Judge in Argentina takes statements from five crew-members of grounded Venezuela plane

Judge Federico Villena has taken preliminary statements from five crew members from a Venezuelan cargo plane grounded at Ezeiza International Airport since June.

Judge Federico Villena has taken preliminary statements from five crew members from a Venezuelan cargo plane grounded at Ezeiza International Airport since June who are being investigated over possible links to Iran's Al Quds Force, press reports said on Friday.

On Thursday, Villena, the federal judge in charge of the investigation, took statements from three Iranians, all of whom all denied any links with a terrorist organisation.

Legal sources said they did not answer any questions, the official Télam state news agency said in a report.

The Al Quds Force group of the Iranian Revolutionary Guards is classified as a terrorist organisation by the United States.

Two Venezuelan crew members gave statements earlier in the week.

All five crew have been barred from leaving the country.

Villena has allowed another 14 crew members – 12 Venezuelans and two Iranians – to return home.

Twelve of them had already left for Caracas in mid-September following an appeals court decision, described by Villena as "premature."

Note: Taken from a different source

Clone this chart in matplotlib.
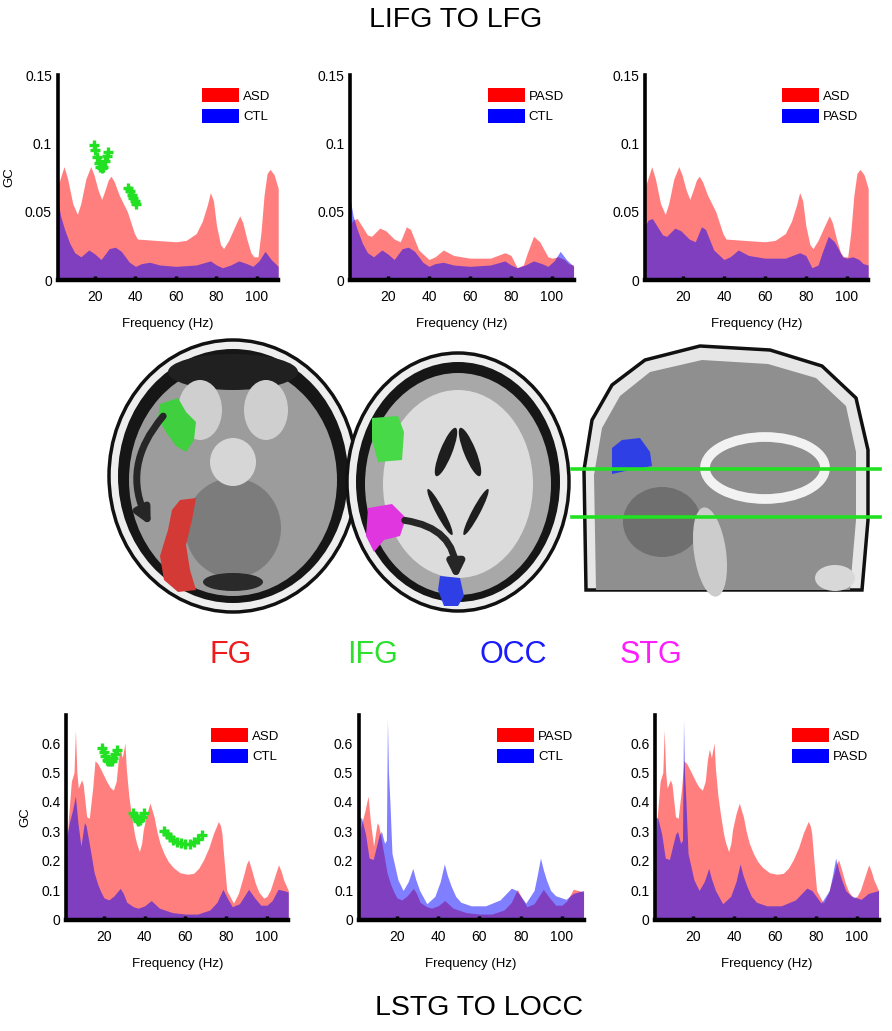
import matplotlib
matplotlib.use('Agg')
import matplotlib.pyplot as plt
from matplotlib.patches import Patch, Ellipse, Polygon, FancyArrowPatch

plt.rcParams['font.family'] = ['Liberation Sans', 'DejaVu Sans']

# ---- LIFG -> LFG (top row) ----
ifg_asd_f = [1.5, 4.7, 6.5, 9, 11.3, 13, 15.5, 17.9, 19.5, 21.5, 23.3, 25, 26.5, 27.9, 29.5, 32, 36, 39.5,
             41, 50, 60, 65, 70, 73, 75.5, 77, 78.5, 80, 82, 83.5, 86, 89, 91.5, 93, 95, 97, 98.5, 100.5,
             102, 103.5, 105, 106.5, 108.5, 110.5]
ifg_asd = [0.068, 0.083, 0.074, 0.056, 0.048, 0.056, 0.074, 0.083, 0.077, 0.066, 0.059, 0.066, 0.073, 0.076,
           0.072, 0.062, 0.050, 0.034, 0.030, 0.029, 0.028, 0.029, 0.034, 0.043, 0.055, 0.064, 0.058, 0.040,
           0.026, 0.023, 0.029, 0.039, 0.047, 0.042, 0.030, 0.020, 0.017, 0.017, 0.035, 0.062, 0.078, 0.081,
           0.077, 0.067]

ifg_ctl_f = [1.5, 3, 5, 7.5, 10, 13, 17, 20, 23, 27, 30, 33, 37, 40, 43, 47, 52, 60, 70, 77,
             80, 83, 87, 91, 95, 98, 101, 104, 107, 110.5]
ifg_ctl = [0.060, 0.047, 0.037, 0.027, 0.020, 0.017, 0.022, 0.019, 0.015, 0.023, 0.024, 0.021, 0.013, 0.010,
           0.012, 0.013, 0.011, 0.010, 0.011, 0.014, 0.011, 0.009, 0.011, 0.014, 0.012, 0.010, 0.014, 0.021,
           0.015, 0.010]

ifg_pasd_f = [1.5, 3, 5, 7.5, 10, 12, 16, 19, 23, 26, 29, 31, 35, 40, 43, 47, 52, 60, 70, 77,
              80, 83, 86, 88, 91, 94, 98, 100, 103, 106, 108, 110.5]
ifg_pasd = [0.040, 0.044, 0.045, 0.039, 0.033, 0.032, 0.038, 0.036, 0.030, 0.028, 0.039, 0.037, 0.022, 0.015,
            0.017, 0.022, 0.018, 0.016, 0.016, 0.020, 0.018, 0.009, 0.011, 0.020, 0.032, 0.028, 0.017, 0.016,
            0.017, 0.015, 0.012, 0.011]

ifg_sig_f = [19.5, 20.2, 21, 21.8, 22.6, 23.4, 24.2, 25, 25.8, 26.6, 36.5, 37.3, 38.1, 38.9, 39.7, 40.5]
ifg_sig = [0.099, 0.095, 0.090, 0.086, 0.083, 0.082, 0.083, 0.087, 0.091, 0.094,
           0.067, 0.065, 0.062, 0.060, 0.058, 0.056]

# ---- LSTG -> LOCC (bottom row) ----
stg_asd_f = [1.5, 2.5, 4, 5.3, 6, 6.7, 7.4, 9, 9.8, 11.5, 12.8, 14.5, 15.6, 17, 18.5, 21.3, 23, 24.6, 26, 27,
             28, 29, 30.3, 31, 32.2, 33.6, 35, 36, 37.4, 38.5, 39.3, 41, 42.6, 44.6, 46, 47.5, 49.5, 51.6,
             54, 57.4, 61, 64, 66.5, 68.9, 71.5, 73.8, 76.2, 77.2, 77.9, 79, 80.3, 83.6, 86, 88.5, 90, 91,
             92.5, 94.3, 96, 98.4, 100, 101.6, 103.5, 105.7, 107, 108.2, 110.5]
stg_asd = [0.20, 0.34, 0.47, 0.50, 0.645, 0.50, 0.447, 0.475, 0.46, 0.35, 0.345, 0.45, 0.54, 0.53, 0.51, 0.47,
           0.45, 0.44, 0.47, 0.54, 0.58, 0.55, 0.60, 0.51, 0.42, 0.35, 0.29, 0.26, 0.232, 0.26, 0.306, 0.36,
           0.396, 0.35, 0.30, 0.26, 0.225, 0.198, 0.178, 0.16, 0.155, 0.158, 0.175, 0.204, 0.245, 0.294,
           0.334, 0.32, 0.294, 0.20, 0.10, 0.057, 0.09, 0.15, 0.19, 0.204, 0.17, 0.125, 0.095, 0.074, 0.08,
           0.10, 0.14, 0.187, 0.165, 0.136, 0.10]

stg_ctl_f = [1.5, 3, 4.5, 6, 7.2, 8.7, 10.4, 11.2, 12.5, 14, 15.2, 17, 18.5, 20, 22.4, 25, 26.5, 28, 29.5, 31.2,
             34.4, 36.8, 40, 43.2, 47.2, 53.6, 60, 66, 72, 75.5, 78.4, 80.5, 83, 86.5, 91, 94, 97, 100,
             102.5, 105.5, 108, 110.5]
stg_ctl = [0.28, 0.33, 0.37, 0.42, 0.33, 0.25, 0.33, 0.32, 0.27, 0.21, 0.16, 0.12, 0.095, 0.075, 0.068, 0.082,
           0.095, 0.107, 0.09, 0.060, 0.045, 0.040, 0.048, 0.066, 0.040, 0.025, 0.020, 0.020, 0.034, 0.060,
           0.104, 0.075, 0.045, 0.055, 0.104, 0.075, 0.050, 0.050, 0.065, 0.104, 0.10, 0.095]

stg_pasd_f = [1.5, 2.9, 4.8, 6.5, 8.5, 11.5, 12.5, 14, 14.9, 15.4, 15.9, 16.6, 17.6, 20.5, 23, 25.5, 27.7, 29,
              31, 34.5, 38.4, 41, 43, 44.5, 46.4, 48.5, 51, 56, 63, 70, 75.5, 78, 82.5, 86.5, 88, 89.6, 91,
              92.5, 94.5, 97, 102, 105.5, 110.5]
stg_pasd = [0.35, 0.345, 0.29, 0.21, 0.205, 0.29, 0.30, 0.26, 0.27, 0.68, 0.50, 0.40, 0.226, 0.136, 0.10,
            0.13, 0.175, 0.14, 0.10, 0.055, 0.08, 0.13, 0.19, 0.15, 0.113, 0.08, 0.06, 0.048, 0.048, 0.068,
            0.108, 0.10, 0.057, 0.10, 0.15, 0.21, 0.17, 0.136, 0.10, 0.082, 0.07, 0.09, 0.10]

stg_sig_f = [18.9, 19.8, 20.6, 21.3, 22.1, 23, 23.8, 24.6, 25.4, 26.2, 34.4, 35.2, 36.1, 36.9, 37.8, 38.7,
             39.7, 49.5, 51, 52.5, 54, 56, 58, 59.8, 62, 64, 66, 68]
stg_sig = [0.583, 0.57, 0.556, 0.544, 0.54, 0.538, 0.538, 0.548, 0.562, 0.578, 0.362, 0.352, 0.342, 0.334,
           0.34, 0.35, 0.362, 0.30, 0.29, 0.28, 0.272, 0.265, 0.26, 0.258, 0.259, 0.266, 0.276, 0.289]

top_yticks = [0, 0.05, 0.1, 0.15]
top_ylabels = ['0', '0.05', '0.1', '0.15']
bot_yticks = [0, 0.1, 0.2, 0.3, 0.4, 0.5, 0.6]
bot_ylabels = ['0', '0.1', '0.2', '0.3', '0.4', '0.5', '0.6']
xticks = [20, 40, 60, 80, 100]

GREEN = '#22e022'

fig = plt.figure(figsize=(8.92, 10.31), dpi=100)


def gc_panel(rect, red, blue, labels, ylim, yticks, ylabels, leg_x, sig=None, gc=False):
    ax = fig.add_axes(rect)
    ax.fill_between(red[0], 0, red[1], color='red', alpha=0.5, lw=0)
    ax.fill_between(blue[0], 0, blue[1], color='blue', alpha=0.5, lw=0)
    if sig is not None:
        ax.plot(sig[0], sig[1], '+', color=GREEN, ms=7, mew=2.4)
    ax.set_xlim(1.5, 110.5)
    ax.set_ylim(*ylim)
    ax.set_xticks(xticks)
    ax.set_yticks(yticks)
    ax.set_yticklabels(ylabels)
    for s in ['top', 'right']:
        ax.spines[s].set_visible(False)
    ax.spines['left'].set_linewidth(2.6)
    ax.spines['bottom'].set_linewidth(3.2)
    ax.tick_params(axis='x', direction='in', length=3, width=2.5, pad=7, labelsize=10)
    ax.tick_params(axis='y', length=0, pad=4, labelsize=10)
    ax.set_xlabel('Frequency (Hz)', fontsize=9.5, labelpad=10)
    if gc:
        ax.set_ylabel('GC', fontsize=9.5, labelpad=7)
    handles = [Patch(facecolor='red', edgecolor='none'), Patch(facecolor='blue', edgecolor='none')]
    ax.legend(handles, labels, loc='upper left', bbox_to_anchor=(leg_x, 0.935), frameon=False,
              fontsize=9.5, handlelength=2.8, handleheight=1.2, labelspacing=0.5,
              handletextpad=0.3, borderpad=0, borderaxespad=0)
    return ax


top_b, bot_b, h = 0.7284, 0.1077, 0.1988
gc_panel([0.0645, top_b, 0.2474, h], (ifg_asd_f, ifg_asd), (ifg_ctl_f, ifg_ctl), ['ASD', 'CTL'],
         (0, 0.15), top_yticks, top_ylabels, 0.655, sig=(ifg_sig_f, ifg_sig), gc=True)
gc_panel([0.3924, top_b, 0.2506, h], (ifg_pasd_f, ifg_pasd), (ifg_ctl_f, ifg_ctl), ['PASD', 'CTL'],
         (0, 0.15), top_yticks, top_ylabels, 0.617)
gc_panel([0.7233, top_b, 0.2500, h], (ifg_asd_f, ifg_asd), (ifg_pasd_f, ifg_pasd), ['ASD', 'PASD'],
         (0, 0.15), top_yticks, top_ylabels, 0.614)

gc_panel([0.0743, bot_b, 0.2489, h], (stg_asd_f, stg_asd), (stg_ctl_f, stg_ctl), ['ASD', 'CTL'],
         (0, 0.695), bot_yticks, bot_ylabels, 0.652, sig=(stg_sig_f, stg_sig), gc=True)
gc_panel([0.4022, bot_b, 0.2520, h], (stg_ctl_f, stg_ctl), (stg_pasd_f, stg_pasd), ['PASD', 'CTL'],
         (0, 0.695), bot_yticks, bot_ylabels, 0.615)
gc_panel([0.7343, bot_b, 0.2506, h], (stg_asd_f, stg_asd), (stg_pasd_f, stg_pasd), ['ASD', 'PASD'],
         (0, 0.695), bot_yticks, bot_ylabels, 0.613)

# ---- brain sketch in the middle (pixel coordinates) ----
ill = fig.add_axes([0, 0, 1, 1], zorder=-1)
ill.set_xlim(0, 892)
ill.set_ylim(1031, 0)
ill.axis('off')

# axial slice, inferior
ill.add_patch(Ellipse((233, 476), 248, 272, fc='#eeeeee', ec='#111111', lw=2.5))
ill.add_patch(Ellipse((233, 476), 230, 254, fc='#161616'))
ill.add_patch(Ellipse((233, 480), 208, 232, fc='#9c9c9c'))
ill.add_patch(Ellipse((233, 372), 130, 36, fc='#202020'))
ill.add_patch(Ellipse((200, 410), 44, 60, fc='#cfcfcf'))
ill.add_patch(Ellipse((266, 410), 44, 60, fc='#cfcfcf'))
ill.add_patch(Ellipse((233, 528), 96, 100, fc='#7c7c7c'))
ill.add_patch(Ellipse((233, 462), 46, 48, fc='#d6d6d6'))
ill.add_patch(Ellipse((233, 582), 60, 18, fc='#2a2a2a'))
ill.add_patch(Polygon([(160, 404), (178, 398), (186, 412), (196, 422), (194, 440), (186, 452),
                       (176, 446), (166, 432), (158, 418)], closed=True, fc='#3fcf3f', ec='none'))
ill.add_patch(Polygon([(180, 500), (196, 498), (192, 520), (186, 545), (190, 570), (196, 590),
                       (178, 592), (164, 580), (160, 556), (168, 530), (172, 510)],
                      closed=True, fc='#d33a36', ec='none'))
ill.add_patch(FancyArrowPatch((165, 414), (152, 528), connectionstyle='arc3,rad=0.35',
                              arrowstyle='-|>', mutation_scale=22, lw=5, color='#262626'))

# axial slice, superior
ill.add_patch(Ellipse((458, 482), 222, 258, fc='#eeeeee', ec='#111111', lw=2.5))
ill.add_patch(Ellipse((458, 482), 204, 240, fc='#161616'))
ill.add_patch(Ellipse((458, 484), 186, 222, fc='#a8a8a8'))
ill.add_patch(Ellipse((458, 484), 150, 188, fc='#dcdcdc'))
ill.add_patch(Ellipse((446, 452), 12, 52, angle=22, fc='#1e1e1e'))
ill.add_patch(Ellipse((470, 452), 12, 52, angle=-22, fc='#1e1e1e'))
ill.add_patch(Ellipse((440, 512), 8, 52, angle=-28, fc='#1e1e1e'))
ill.add_patch(Ellipse((476, 512), 8, 52, angle=28, fc='#1e1e1e'))
ill.add_patch(Polygon([(372, 418), (398, 416), (404, 432), (402, 460), (378, 462), (372, 440)],
                      closed=True, fc='#47d947', ec='none'))
ill.add_patch(Polygon([(368, 508), (392, 504), (406, 518), (400, 536), (384, 540), (374, 552),
                       (366, 536)], closed=True, fc='#e036e0', ec='none'))
ill.add_patch(Polygon([(440, 576), (460, 578), (464, 596), (458, 606), (444, 606), (438, 590)],
                      closed=True, fc='#2f3fe6', ec='none'))
ill.add_patch(FancyArrowPatch((402, 520), (456, 582), connectionstyle='arc3,rad=-0.45',
                              arrowstyle='-|>', mutation_scale=22, lw=5, color='#262626'))

# sagittal slice
sag = [(586, 590), (584, 470), (592, 420), (612, 385), (645, 360), (700, 346), (770, 350), (822, 366),
       (856, 398), (868, 450), (868, 520), (862, 590)]
ill.add_patch(Polygon(sag, closed=True, fc='#e6e6e6', ec='#111111', lw=2.5))
sag_in = [(596, 590), (594, 475), (602, 428), (620, 396), (650, 372), (702, 360), (768, 364),
          (816, 378), (846, 406), (856, 452), (856, 520), (850, 590)]
ill.add_patch(Polygon(sag_in, closed=True, fc='#8f8f8f', ec='none'))
ill.add_patch(Ellipse((765, 468), 120, 62, fc='none', ec='#f2f2f2', lw=7))
ill.add_patch(Ellipse((662, 522), 78, 70, fc='#6f6f6f'))
ill.add_patch(Ellipse((710, 552), 32, 90, angle=-8, fc='#cccccc'))
ill.add_patch(Ellipse((835, 578), 40, 26, fc='#d8d8d8'))
ill.add_patch(Polygon([(612, 448), (622, 440), (640, 438), (650, 452), (652, 466), (630, 470),
                       (612, 474)], closed=True, fc='#2f3fe6', ec='none'))
ill.plot([572, 880], [469, 469], color=GREEN, lw=2.6)
ill.plot([572, 880], [517, 517], color=GREEN, lw=2.6)

# region names and row titles
for name, x, c in [('FG', 231, '#ee1c1c'), ('IFG', 373, '#2ee02e'), ('OCC', 513, '#1a1aff'),
                   ('STG', 651, '#ff1cff')]:
    ill.text(x, 655, name, color=c, fontsize=22, ha='center', va='center')
ill.text(456, 20, 'LIFG TO LFG', fontsize=20.5, ha='center', va='center')
ill.text(479, 1008, 'LSTG TO LOCC', fontsize=20.5, ha='center', va='center')

fig.savefig('out.png', dpi=100)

The two remaining crew – a Venezuelan and an Iranian – are due to leave the country in the coming days.

The Paraguayan intelligence service has linked one of the Iranian crew members, pilot Gholmareza Ghasemi, to Al Quds.

The Boeing 747 cargo plane first entered Argentina on June 6 from Mexico but, unable to refuel in Buenos Aires due to US sanctions on Venezuela, it left for Montevideo on June 8. But the Uruguayan authorities refused it access, and it flew back to Argentina.

An Argentine judge then granted a request from the United States to seize the plane on the basis that laws were broken when Iran – also under US sanctions – sold it to Venezuela.

Caracas has protested against the plane's seizure and alongside Tehran has demanded the crew's release.

Iran insists the plane is "completely legal" and has accused the US of a "propaganda operation."

Before travelling to Argentina, the plane had been in Paraguay in mid-May after a trip to the island of Aruba with a cargo of cigarettes.